There is a great deal of similarity between Sinhala Unicode (~ SLS 1134) and Sinhala Hodiya (alphabet).
Sidath Sangarawa, one of the oldest texts on Sinhala grammar written over 2000 years ago, lists 10 vowels and 20 consonants (see footnote 1), but the book also uses two unlisted vowels ඇ and ඈ (see footnote 2).
Sanskrit influence increased the number of characters to over 50.
Actual number of shapes, known as "glyphs" in modern typographic terminology, needed to write in Sinhala is in the range of thousands, due to derived and joint forms of basic characters.
Listing all these thousands of glyphs was never a popular practice. Students learn basic characters and modifiers, and common sense takes care of generating the thousands of other shapes. For example, after learning "ispilla", you can add it to basic consonants and generate all the "i" forms such as "ki", "gi", "ji" etc.
Hodiya doesn't have any of these extra characters such as "ki" or "du". Hodiya doesn't have rakaransaya nor yansaya. But nobody complained. Everybody knew, and still know, that the Hodiya is only a basic guide to generate more complex glypls.
However, this didn't work when Sinhala texts started to be printed on printing machines. These machines don't have brains and couldn't learn how to "generate". Therefore every possible glyph had to be given.
Walk into an old press to see a large "matrix" or such glyphs.
Then came the age of computer based typography. Computers can be taught to do things, and that is exactly how standards like Unicode and SLS 1134 generate shapes. We can teach computers to generate thousands of glyphs using less than a hundred of basic shapes.
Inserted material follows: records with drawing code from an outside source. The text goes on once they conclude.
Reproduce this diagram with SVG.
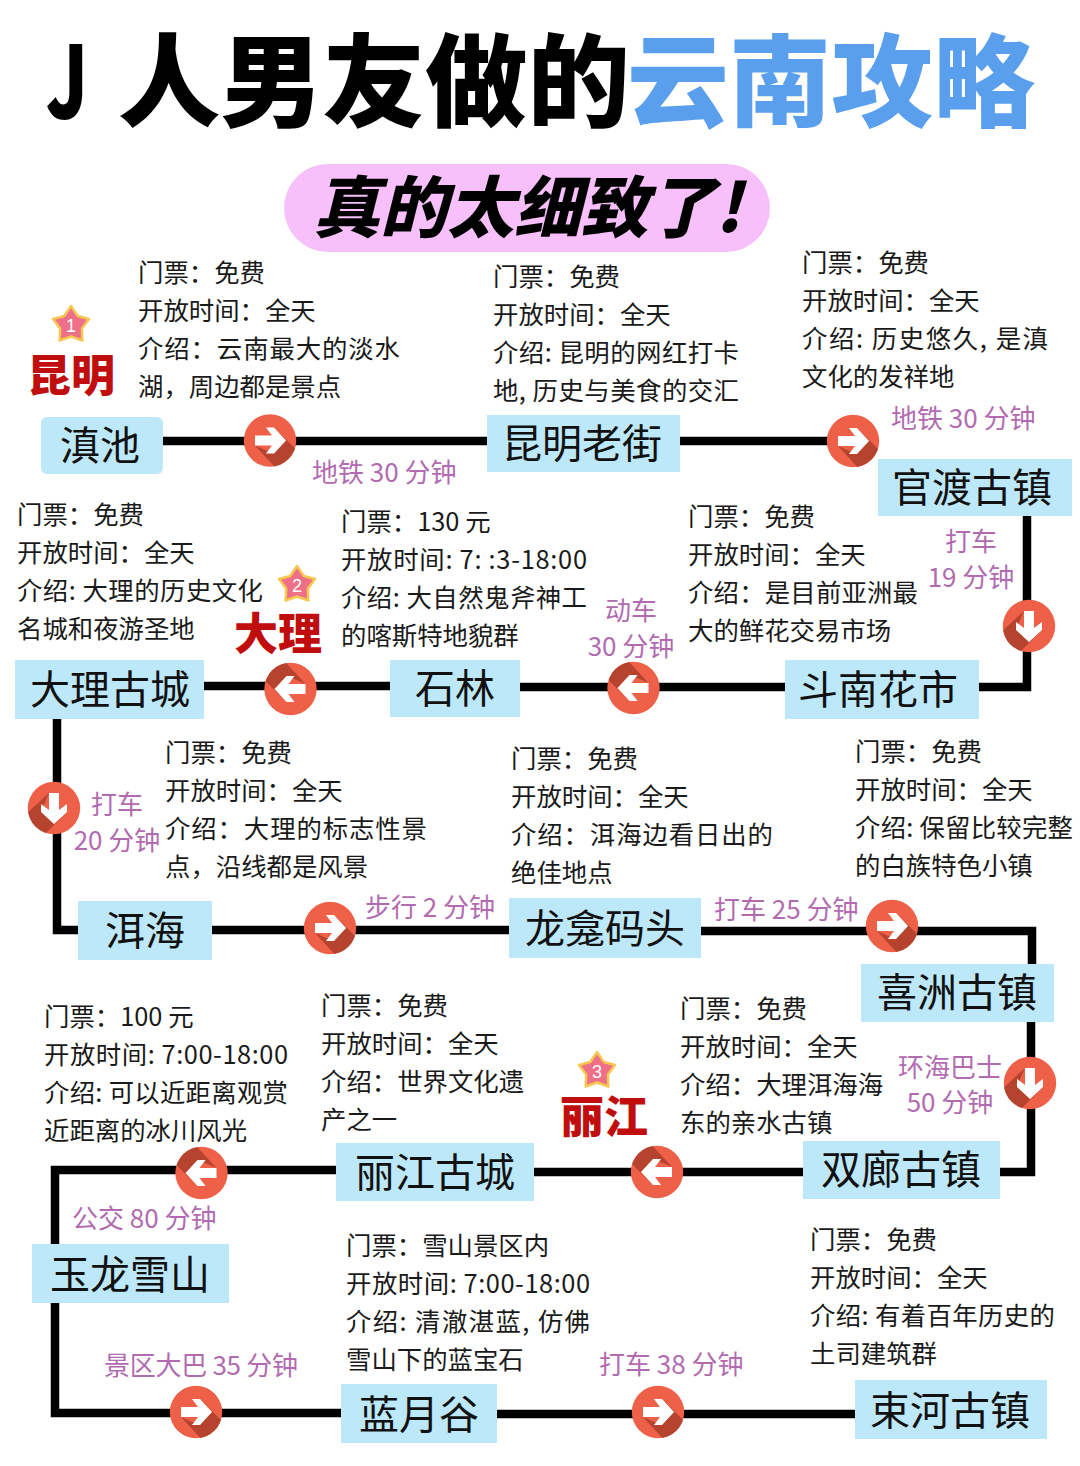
<svg xmlns="http://www.w3.org/2000/svg" xmlns:xlink="http://www.w3.org/1999/xlink" width="1080" height="1466" viewBox="0 0 1080 1466">
<style>
text{font-family:"Noto Sans CJK SC","Noto Sans",sans-serif}
.title{font-size:101px;font-weight:900}
.sub{font-size:67px;font-weight:900;font-style:italic}
.n rect{fill:#bde8fa}
.n text{font-size:40px;fill:#111;text-anchor:middle}
.i{font-size:25.4px;fill:#1a1a1a}
.p{font-size:26px;fill:#b26bb0}
.m{text-anchor:middle}
.c{font-size:44px;font-weight:900;fill:#c00d0d;text-anchor:middle}
.s{font-size:18px;fill:#fff;text-anchor:middle;font-family:"Liberation Sans",sans-serif}
.l{fill:none;stroke:#000;stroke-width:8.500}
</style>
<defs>
<clipPath id="cc"><circle r="26.200"/></clipPath>
<g id="go">
<circle r="26.200" fill="#ee6047"/>
<polygon clip-path="url(#cc)" points="-15,5 3,13 16,0 4,-13 40,23 20,43 " fill="#b5432e"/>
<polygon points="-15,-5 2,-5 -4,-13 4,-13 16,0 4,13 -4,13 2,5 -15,5" fill="#fff"/>
</g>
<polygon id="star" points="0,-19 6.800,-9 18,-6 10.900,3.600 11.300,15.500 0,11.500 -11.300,15.500 -10.900,3.600 -18,-6 -6.800,-9" fill="#ee7088" stroke="#f6c850" stroke-width="2.500" stroke-linejoin="round"/>
</defs>
<rect width="1080" height="1466" fill="#fff"/>
<text class="title" x="46" y="119" fill="#000" textLength="42" lengthAdjust="spacingAndGlyphs">J</text>
<text class="title" x="118" y="119" fill="#000" textLength="512" lengthAdjust="spacingAndGlyphs">人男友做的</text>
<text class="title" x="627" y="119" fill="#5a9fee" textLength="408" lengthAdjust="spacingAndGlyphs">云南攻略</text>
<rect x="284" y="164" width="486" height="88" rx="44" fill="#f7c0fa"/>
<text class="sub" x="313" y="232" fill="#000">真的太细致了!</text>
<g id="connectors" class="l">
<path d="M163 441H487"/><path d="M680 441H878"/>
<path d="M1027 516V687H979"/><path d="M785 687H520"/><path d="M390 686H204"/>
<path d="M57 719V930H78"/><path d="M212 930H509"/><path d="M701 931H1032V964"/>
<path d="M1031 1022V1172H1000"/><path d="M803 1172H534"/><path d="M336 1170H55V1244"/>
<path d="M55 1303V1413H341"/><path d="M497 1414H855"/>
</g>
<g id="arrows">
<use xlink:href="#go" href="#go" transform="translate(270 440.500)"/>
<use xlink:href="#go" href="#go" transform="translate(853 441)"/>
<use xlink:href="#go" href="#go" transform="translate(1029 626) rotate(90)"/>
<use xlink:href="#go" href="#go" transform="translate(633.500 688) rotate(180)"/>
<use xlink:href="#go" href="#go" transform="translate(290.500 689) rotate(180)"/>
<use xlink:href="#go" href="#go" transform="translate(54 808) rotate(90)"/>
<use xlink:href="#go" href="#go" transform="translate(330 928)"/>
<use xlink:href="#go" href="#go" transform="translate(892 926)"/>
<use xlink:href="#go" href="#go" transform="translate(1030 1083) rotate(90)"/>
<use xlink:href="#go" href="#go" transform="translate(657 1172) rotate(180)"/>
<use xlink:href="#go" href="#go" transform="translate(201.500 1173) rotate(180)"/>
<use xlink:href="#go" href="#go" transform="translate(196 1412)"/>
<use xlink:href="#go" href="#go" transform="translate(658 1412)"/>
</g>
<g id="dianchi" class="n"><rect x="41" y="417" width="122" height="57" rx="6"/><text x="100" y="460">滇池</text></g>
<g id="laojie" class="n"><rect x="487" y="415" width="193" height="57"/><text x="582" y="458">昆明老街</text></g>
<g id="guandu" class="n"><rect x="878" y="459" width="194" height="57"/><text x="972" y="502">官渡古镇</text></g>
<g id="dounan" class="n"><rect x="785" y="660" width="194" height="59"/><text x="878" y="704">斗南花市</text></g>
<g id="shilin" class="n"><rect x="390" y="660" width="130" height="57"/><text x="455" y="703">石林</text></g>
<g id="dali" class="n"><rect x="15" y="660" width="189" height="59"/><text x="110" y="704">大理古城</text></g>
<g id="erhai" class="n"><rect x="78" y="901" width="134" height="59"/><text x="145" y="945">洱海</text></g>
<g id="longkan" class="n"><rect x="509" y="898" width="192" height="60"/><text x="605" y="943">龙龛码头</text></g>
<g id="xizhou" class="n"><rect x="861" y="964" width="193" height="58"/><text x="957" y="1007">喜洲古镇</text></g>
<g id="shuanglang" class="n"><rect x="803" y="1141" width="197" height="58"/><text x="901" y="1184">双廊古镇</text></g>
<g id="lijiang" class="n"><rect x="336" y="1143" width="198" height="58"/><text x="435" y="1187">丽江古城</text></g>
<g id="yulong" class="n"><rect x="32" y="1244" width="197" height="59"/><text x="130" y="1289">玉龙雪山</text></g>
<g id="lanyue" class="n"><rect x="341" y="1384" width="156" height="59"/><text x="419" y="1429">蓝月谷</text></g>
<g id="shuhe" class="n"><rect x="855" y="1380" width="192" height="59"/><text x="950" y="1425">束河古镇</text></g>
<g id="cities">
<use xlink:href="#star" href="#star" x="71" y="325"/><text class="s" x="71" y="332">1</text>
<text class="c" x="71" y="392">昆明</text>
<use xlink:href="#star" href="#star" x="297" y="585"/><text class="s" x="297" y="592">2</text>
<text class="c" x="278" y="650">大理</text>
<use xlink:href="#star" href="#star" x="597" y="1071"/><text class="s" x="597" y="1078">3</text>
<text class="c" x="604" y="1133">丽江</text>
</g>
<g id="info">
<g class="i">
<text x="138" y="282">门票：免费</text><text x="138" y="320">开放时间：全天</text><text x="138" y="358" textLength="262">介绍：云南最大的淡水</text><text x="138" y="396">湖，周边都是景点</text>
<text x="493" y="286">门票：免费</text><text x="493" y="324">开放时间：全天</text><text x="493" y="362" textLength="246">介绍: 昆明的网红打卡</text><text x="493" y="400" textLength="246">地, 历史与美食的交汇</text>
<text x="802" y="272">门票：免费</text><text x="802" y="310">开放时间：全天</text><text x="802" y="348" textLength="246">介绍: 历史悠久, 是滇</text><text x="802" y="386">文化的发祥地</text>
<text x="17" y="524">门票：免费</text><text x="17" y="562">开放时间：全天</text><text x="17" y="600" textLength="246">介绍: 大理的历史文化</text><text x="17" y="638">名城和夜游圣地</text>
<text x="341" y="531">门票：130 元</text><text x="341" y="569" textLength="246">开放时间: 7: :3-18:00</text><text x="341" y="607" textLength="246">介绍: 大自然鬼斧神工</text><text x="341" y="645">的喀斯特地貌群</text>
<text x="688" y="526">门票：免费</text><text x="688" y="564">开放时间：全天</text><text x="688" y="602" textLength="230">介绍：是目前亚洲最</text><text x="688" y="640">大的鲜花交易市场</text>
<text x="165" y="762">门票：免费</text><text x="165" y="800">开放时间：全天</text><text x="165" y="838" textLength="262">介绍：大理的标志性景</text><text x="165" y="876">点，沿线都是风景</text>
<text x="511" y="768">门票：免费</text><text x="511" y="806">开放时间：全天</text><text x="511" y="844" textLength="262">介绍：洱海边看日出的</text><text x="511" y="882">绝佳地点</text>
<text x="855" y="761">门票：免费</text><text x="855" y="799">开放时间：全天</text><text x="855" y="837" textLength="218">介绍: 保留比较完整</text><text x="855" y="875">的白族特色小镇</text>
<text x="44" y="1026">门票：100 元</text><text x="44" y="1064" textLength="244">开放时间: 7:00-18:00</text><text x="44" y="1102" textLength="244">介绍: 可以近距离观赏</text><text x="44" y="1140">近距离的冰川风光</text>
<text x="321" y="1015">门票：免费</text><text x="321" y="1053">开放时间：全天</text><text x="321" y="1091">介绍：世界文化遗</text><text x="321" y="1129">产之一</text>
<text x="680" y="1018">门票：免费</text><text x="680" y="1056">开放时间：全天</text><text x="680" y="1094">介绍：大理洱海海</text><text x="680" y="1132">东的亲水古镇</text>
<text x="346" y="1255">门票：雪山景区内</text><text x="346" y="1293" textLength="244">开放时间: 7:00-18:00</text><text x="346" y="1331" textLength="244">介绍: 清澈湛蓝, 仿佛</text><text x="346" y="1369">雪山下的蓝宝石</text>
<text x="810" y="1249">门票：免费</text><text x="810" y="1287">开放时间：全天</text><text x="810" y="1325" textLength="245">介绍: 有着百年历史的</text><text x="810" y="1363">土司建筑群</text>
</g>
</g>
<g id="labels" class="p">
<text x="312" y="482">地铁 30 分钟</text>
<text x="891" y="428">地铁 30 分钟</text>
<text class="m" x="971" y="551">打车</text><text class="m" x="971" y="587">19 分钟</text>
<text class="m" x="631" y="620">动车</text><text class="m" x="631" y="656">30 分钟</text>
<text class="m" x="117" y="814">打车</text><text class="m" x="117" y="850">20 分钟</text>
<text x="365" y="917">步行 2 分钟</text>
<text x="714" y="919">打车 25 分钟</text>
<text class="m" x="950" y="1077">环海巴士</text><text class="m" x="950" y="1112">50 分钟</text>
<text x="72" y="1228">公交 80 分钟</text>
<text x="104" y="1375" textLength="194">景区大巴 35 分钟</text>
<text x="599" y="1374">打车 38 分钟</text>
</g>
</svg>
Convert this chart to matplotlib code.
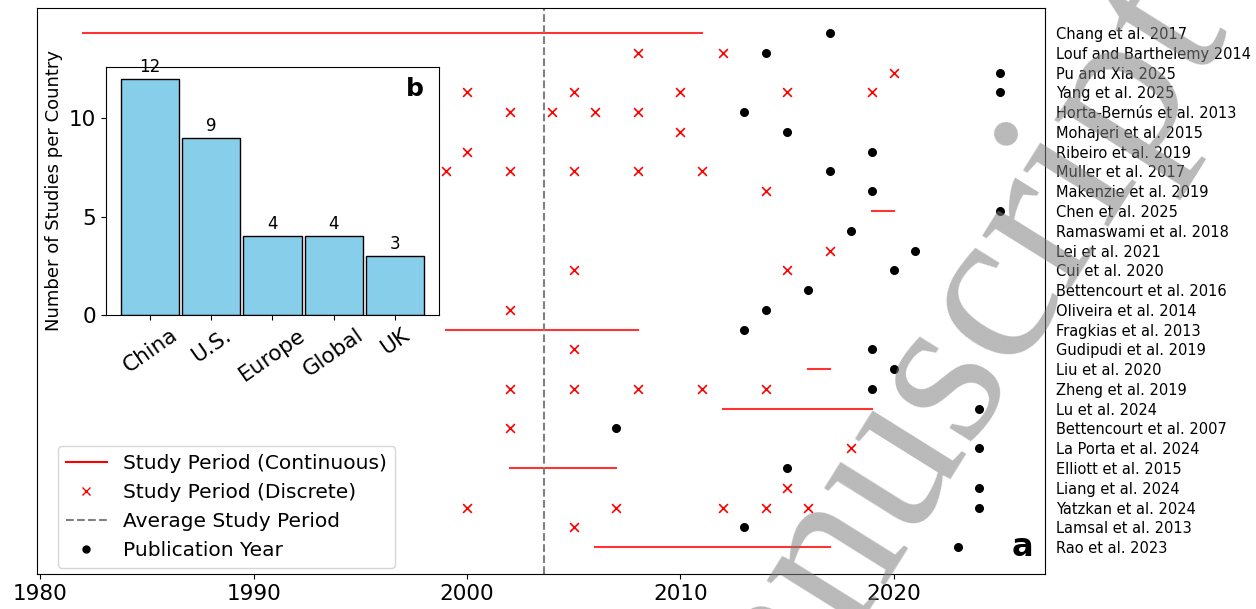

For example, we can generate "du" by adding "da" and "papilla", so a seperate "du" is not necessary.
How about "yansaya" and "rakaransaya"? They are generated by sequences including the zero-width joiner (ZWJ). For example, "pra" is represented as "pa", "hal kireema", ZWJ and "ra". ZWJ also is used to represent joint and touching letters.
Gone are the days of brainless matrix-based printing machines.
We need two things to view Sinhala on a computer. A font containing Sinhala glyphs, and the computer programs should knows how to generate glyphs using sequences of basic characters. Let me explain using an example.
Step 0. Here is how a sample web page looks on a browser when it cannot find a Sinhala Unicode font. The "boxes" indicate unavailable character numbers:
Step 1. After installing a font, the browser will show some Sinhala, but if it hasn't "learned" how to generate glyphs, only basic characters and modifiers are shown independently:
Step 2. Now I have enabled the "shaper" in the browser, which is the part that knows how to generate Sinhala glyphs using basic characters:
All is well!
So where exactly is the similarity?
Students learn less than 100 basic characters in the alphabet and modifiers, and use their brains with some support from teachers to generate the rest of the 1000+ shapes.
Computers can be programmed - and some computers have already been programmed - to generate 1000+ Sinhala glyphs using less than 100 basic shapes in Sinhala Unicode / SLS 1134 standard.
As the standard is platform independent, we use it to communicate with people using diverse platforms in the Sinhala Unicode Group among others.
Footnote 1. පණකුරු පසෙක් එද ලුහු ගුරු බෙයින් දසවේ, ගතකුරුද වේ විස්සෙක්, වහරට යුහු හෙළ බස
Footnote 2. Notice the use of ඇ and ඈ, both independently and in consonants: පසැස් ඈ සරලොප් නැතද සර ගතට පැමිණවූ බැවින් සර සඳ නම්.